Posted by Ivan Dixon on 8 February 2011

I am with you, Grant; the added time needed to get to Seattle is the major factor reducing my ability to attend. Cost certainly is a function of time.

Vegas, Chicago, St. Louis or Dallas would certainly make it easier on the masses from East of the Rockies.

If I were on the Board, I would look at the distribution of locations represented in the fees and start from there on the what-if analysis. If the numbers show a significant portion from east of the Mountain time zone, I would think hard about trying a Summit in one of the locations I mentioned above.

Just my two cents.

Posted by David Stout on 8 February 2011

I also agree with you, the reduced cost of travel would make it an easy sell to my employer. I would like to see something more centrally located like Chicago, Minneapolis, Dallas or even Denver.    Another thought is to host it in a different city every year like many professional organizations do.

Posted by Dave Schutz on 8 February 2011

Grant,

I'm with you. Maybe keep Summit in Seattle 2 out 3 years and on the 3rd year try a differnet location. Kansas City sound like a good idea or maybe St Louis?

Posted by Jason Brimhall on 8 February 2011

I'm not opposed to moving it around.  My viewpoint may be a little different though.  I think it would be nice to attend PASS and visit other locations throughout the country from a touristic point of view.

Posted by Ray Herring on 9 February 2011

The only way I was able to attend PASS was that it came to Dallas.  My company was willing to cover the admission but no travel, expenses etc.  I am with a new company now and they won't even cover the admission.  So, I might be able to justify to the CFO (wife) a couple of $K admission for training but not the 4+K for air fare, hotel, etc.

My only chance of another PASS is if it is within the area or I have relatives/friends to mooch on :)

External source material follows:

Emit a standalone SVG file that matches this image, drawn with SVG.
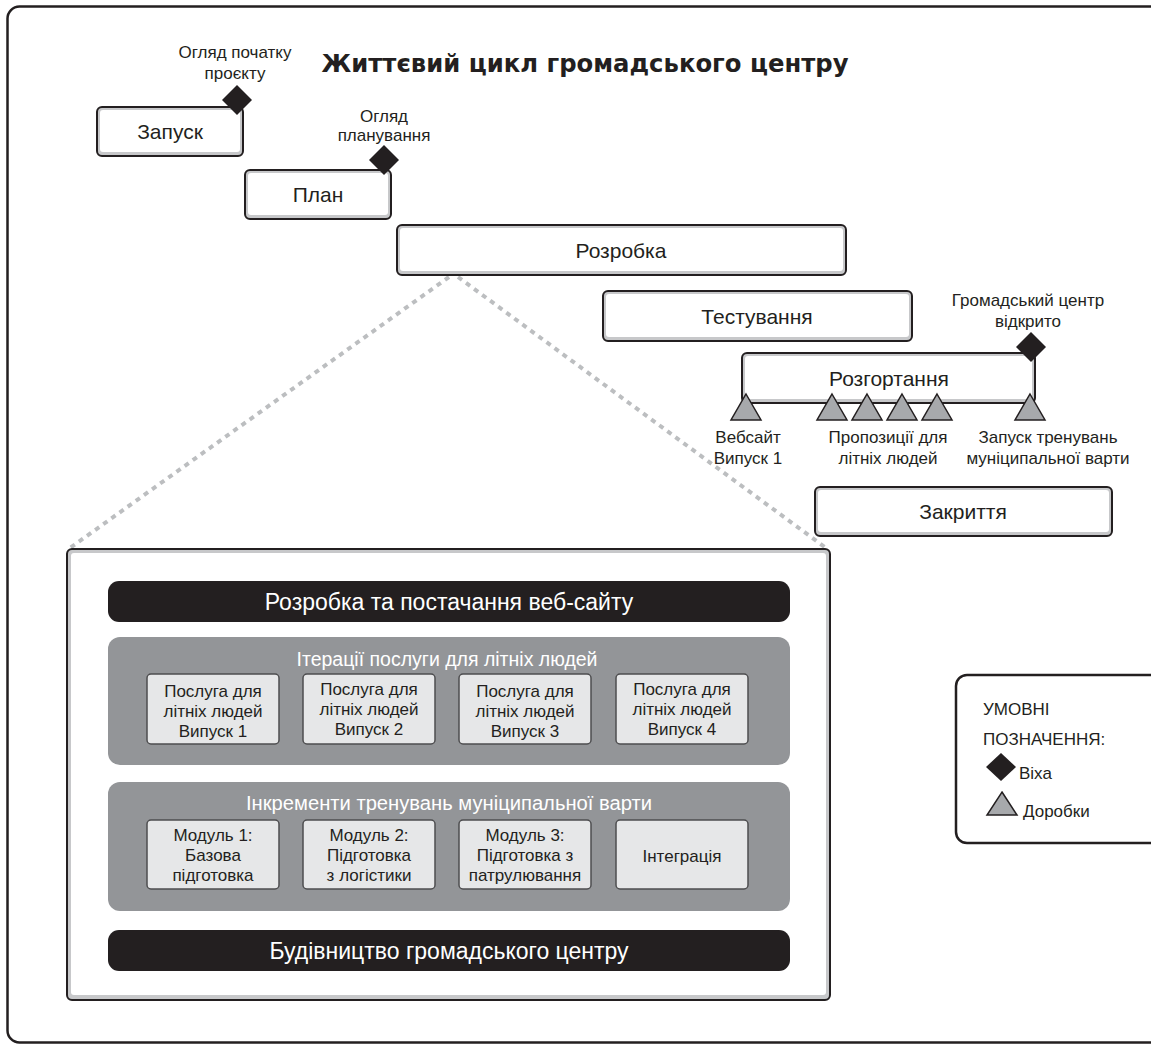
<svg xmlns="http://www.w3.org/2000/svg" width="1151" height="1045" viewBox="0 0 1151 1045">
  <style>
    text { font-family: "Liberation Sans", Arial, sans-serif; fill: #231f20; }
    .lbl { font-size: 17px; text-anchor: middle; }
    .phase { font-size: 21px; text-anchor: middle; }
    .title { font-family: "DejaVu Sans", "Liberation Sans", sans-serif; font-size: 25px; font-weight: bold; text-anchor: middle; }
    .frameOut { fill: #c7c8ca; stroke: #231f20; stroke-width: 2; }
    .frameIn { fill: #ffffff; }
    .bar { fill: #231f20; }
    .barText { fill: #ffffff; font-size: 23px; text-anchor: middle; }
    .panel { fill: #939598; }
    .panelText { fill: #ffffff; font-size: 19.5px; text-anchor: middle; }
    .sub { fill: #e6e7e8; stroke: #4d4d4f; stroke-width: 1.5; }
    .subText { font-size: 17px; text-anchor: middle; }
    .milestone { fill: #231f20; }
    .drop { fill: #a7a9ac; stroke: #231f20; stroke-width: 1.5; stroke-linejoin: miter; }
    .zoomLine { fill: none; stroke: #bcbec0; stroke-width: 4; stroke-dasharray: 5 5; }
    .legendText { font-size: 17px; }
  </style>
  <defs>
    <path id="diamond" d="M0,-15 L15,0 L0,15 L-15,0 Z"/>
    <path id="tri" d="M0,-26 L15,0 L-15,0 Z"/>
  </defs>

  <!-- outer frame -->
  <rect x="7.5" y="6.5" width="1160" height="1036" rx="12" fill="#ffffff" stroke="#231f20" stroke-width="2.5"/>

  <text class="title" x="585" y="72" textLength="527" lengthAdjust="spacingAndGlyphs">Життєвий цикл громадського центру</text>

  <!-- zoom-out lines from the development phase -->
  <g id="connectors">
    <path class="zoomLine" d="M449,277 L70,548"/>
    <path class="zoomLine" d="M458,277 L826,548"/>
  </g>

  <!-- phases -->
  <g id="phase-launch">
    <rect class="frameOut" x="97" y="107" width="146" height="49" rx="5"/>
    <rect class="frameIn" x="100" y="110" width="140" height="42" rx="3"/>
    <text class="phase" x="170" y="139">Запуск</text>
  </g>
  <g id="ms-kickoff">
    <use href="#diamond" class="milestone" x="237" y="100"/>
    <text class="lbl" x="235" y="58">Огляд початку</text>
    <text class="lbl" x="235" y="79">проєкту</text>
  </g>

  <g id="phase-plan">
    <rect class="frameOut" x="245" y="170" width="146" height="49" rx="5"/>
    <rect class="frameIn" x="248" y="173" width="140" height="42" rx="3"/>
    <text class="phase" x="318" y="202">План</text>
  </g>
  <g id="ms-plan-review">
    <use href="#diamond" class="milestone" x="384" y="160"/>
    <text class="lbl" x="384" y="122">Огляд</text>
    <text class="lbl" x="384" y="141">планування</text>
  </g>

  <g id="phase-dev">
    <rect class="frameOut" x="397" y="225" width="449" height="50" rx="5"/>
    <rect class="frameIn" x="400" y="228" width="443" height="43" rx="3"/>
    <text class="phase" x="621" y="258">Розробка</text>
  </g>

  <g id="phase-test">
    <rect class="frameOut" x="603" y="291" width="309" height="50" rx="5"/>
    <rect class="frameIn" x="606" y="294" width="303" height="43" rx="3"/>
    <text class="phase" x="757" y="324">Тестування</text>
  </g>

  <g id="phase-deploy">
    <rect class="frameOut" x="742" y="353" width="293" height="50" rx="5"/>
    <rect class="frameIn" x="745" y="356" width="287" height="43" rx="3"/>
    <text class="phase" x="889" y="386">Розгортання</text>
  </g>
  <g id="ms-open">
    <use href="#diamond" class="milestone" x="1031" y="347"/>
    <text class="lbl" x="1028" y="306">Громадський центр</text>
    <text class="lbl" x="1028" y="327">відкрито</text>
  </g>
  <g id="drops">
    <use href="#tri" class="drop" x="746" y="420"/>
    <use href="#tri" class="drop" x="832" y="420"/>
    <use href="#tri" class="drop" x="867" y="420"/>
    <use href="#tri" class="drop" x="902" y="420"/>
    <use href="#tri" class="drop" x="937" y="420"/>
    <use href="#tri" class="drop" x="1030" y="420"/>
    <text class="lbl" x="748" y="443">Вебсайт</text>
    <text class="lbl" x="748" y="464">Випуск 1</text>
    <text class="lbl" x="888" y="443">Пропозиції для</text>
    <text class="lbl" x="888" y="464">літніх людей</text>
    <text class="lbl" x="1048" y="443">Запуск тренувань</text>
    <text class="lbl" x="1048" y="464">муніципальної варти</text>
  </g>

  <g id="phase-close">
    <rect class="frameOut" x="815" y="487" width="297" height="49" rx="5"/>
    <rect class="frameIn" x="818" y="490" width="291" height="42" rx="3"/>
    <text class="phase" x="963" y="519">Закриття</text>
  </g>

  <!-- development detail -->
  <g id="dev-detail">
    <rect class="frameOut" x="67" y="549" width="763" height="451" rx="5"/>
    <rect class="frameIn" x="71" y="553" width="755" height="442" rx="3"/>
  </g>

  <g id="website">
    <rect class="bar" x="108" y="581" width="682" height="41" rx="11"/>
    <text class="barText" x="449" y="610">Розробка та постачання веб-сайту</text>
  </g>

  <g id="elderly">
    <rect class="panel" x="108" y="637" width="682" height="128" rx="12"/>
    <text class="panelText" x="447" y="666" textLength="301" lengthAdjust="spacingAndGlyphs">Ітерації послуги для літніх людей</text>
  </g>
  <g id="elderly-1">
    <rect class="sub" x="147" y="674" width="132" height="70" rx="4"/>
    <text class="subText" x="213" y="697">Послуга для</text>
    <text class="subText" x="213" y="717">літніх людей</text>
    <text class="subText" x="213" y="737">Випуск 1</text>
  </g>
  <g id="elderly-2">
    <rect class="sub" x="303" y="674" width="132" height="70" rx="4"/>
    <text class="subText" x="369" y="695">Послуга для</text>
    <text class="subText" x="369" y="715">літніх людей</text>
    <text class="subText" x="369" y="735">Випуск 2</text>
  </g>
  <g id="elderly-3">
    <rect class="sub" x="459" y="674" width="132" height="70" rx="4"/>
    <text class="subText" x="525" y="697">Послуга для</text>
    <text class="subText" x="525" y="717">літніх людей</text>
    <text class="subText" x="525" y="737">Випуск 3</text>
  </g>
  <g id="elderly-4">
    <rect class="sub" x="616" y="674" width="132" height="70" rx="4"/>
    <text class="subText" x="682" y="695">Послуга для</text>
    <text class="subText" x="682" y="715">літніх людей</text>
    <text class="subText" x="682" y="735">Випуск 4</text>
  </g>

  <g id="watch">
    <rect class="panel" x="108" y="782" width="682" height="129" rx="12"/>
    <text class="panelText" x="449" y="810" textLength="406" lengthAdjust="spacingAndGlyphs">Інкременти тренувань муніципальної варти</text>
  </g>
  <g id="watch-1">
    <rect class="sub" x="147" y="820" width="132" height="69" rx="4"/>
    <text class="subText" x="213" y="841">Модуль 1:</text>
    <text class="subText" x="213" y="861">Базова</text>
    <text class="subText" x="213" y="881">підготовка</text>
  </g>
  <g id="watch-2">
    <rect class="sub" x="303" y="820" width="132" height="69" rx="4"/>
    <text class="subText" x="369" y="841">Модуль 2:</text>
    <text class="subText" x="369" y="861">Підготовка</text>
    <text class="subText" x="369" y="881">з логістики</text>
  </g>
  <g id="watch-3">
    <rect class="sub" x="459" y="820" width="132" height="69" rx="4"/>
    <text class="subText" x="525" y="841">Модуль 3:</text>
    <text class="subText" x="525" y="861">Підготовка з</text>
    <text class="subText" x="525" y="881">патрулювання</text>
  </g>
  <g id="watch-4">
    <rect class="sub" x="616" y="820" width="132" height="69" rx="4"/>
    <text class="subText" x="682" y="862">Інтеграція</text>
  </g>

  <g id="building">
    <rect class="bar" x="108" y="930" width="682" height="41" rx="11"/>
    <text class="barText" x="449" y="959">Будівництво громадського центру</text>
  </g>

  <!-- legend -->
  <g id="legend">
    <rect x="956" y="675" width="220" height="168" rx="11" fill="#ffffff" stroke="#231f20" stroke-width="2.5"/>
    <text class="legendText" x="983" y="715">УМОВНІ</text>
    <text class="legendText" x="983" y="745">ПОЗНАЧЕННЯ:</text>
    <path class="milestone" d="M1001,753 L1016,767 L1001,781 L986,767 Z"/>
    <text class="legendText" x="1019" y="779">Віха</text>
    <path class="drop" d="M1002,792 L1017,815 L987,815 Z"/>
    <text class="legendText" x="1023" y="817">Доробки</text>
  </g>
</svg>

Posted by CriticalStatus on 9 February 2011

What about alternating every other year?  What about two US conferences?  There's already PASS Europe.  Why not PASS - East?  Personally I'd rather go to Seattle than here in DC or Atlanta or Chicago.  I like Seattle.  Great town.  I would love to relocate there.  I took a class their nearly 3 years ago and loved it.  So I have motivation.  But, the cost has kept my supervisors from permitting it the past several years.  Like the loyal Cubs fan that I am, I always say "wait til next year."  I believe there is a lot of people that would love to attend if the cost was lower.  The cost of the conference is significant.  Throw in higher cost of lodging than say hotels in the South plus cross-country airfare.  It is prohibitive to many SQL fans.

I think a second PASS in the US East Coast or Central US could easily support the costs of duplicating itself by making its cost more affordable to prospective attendees.  I think PASS could also support conferences elsewhere around the globe.  PASS in Seattle should still be the crown jewel though.  It clearly makes sense to have the main event near Redmond.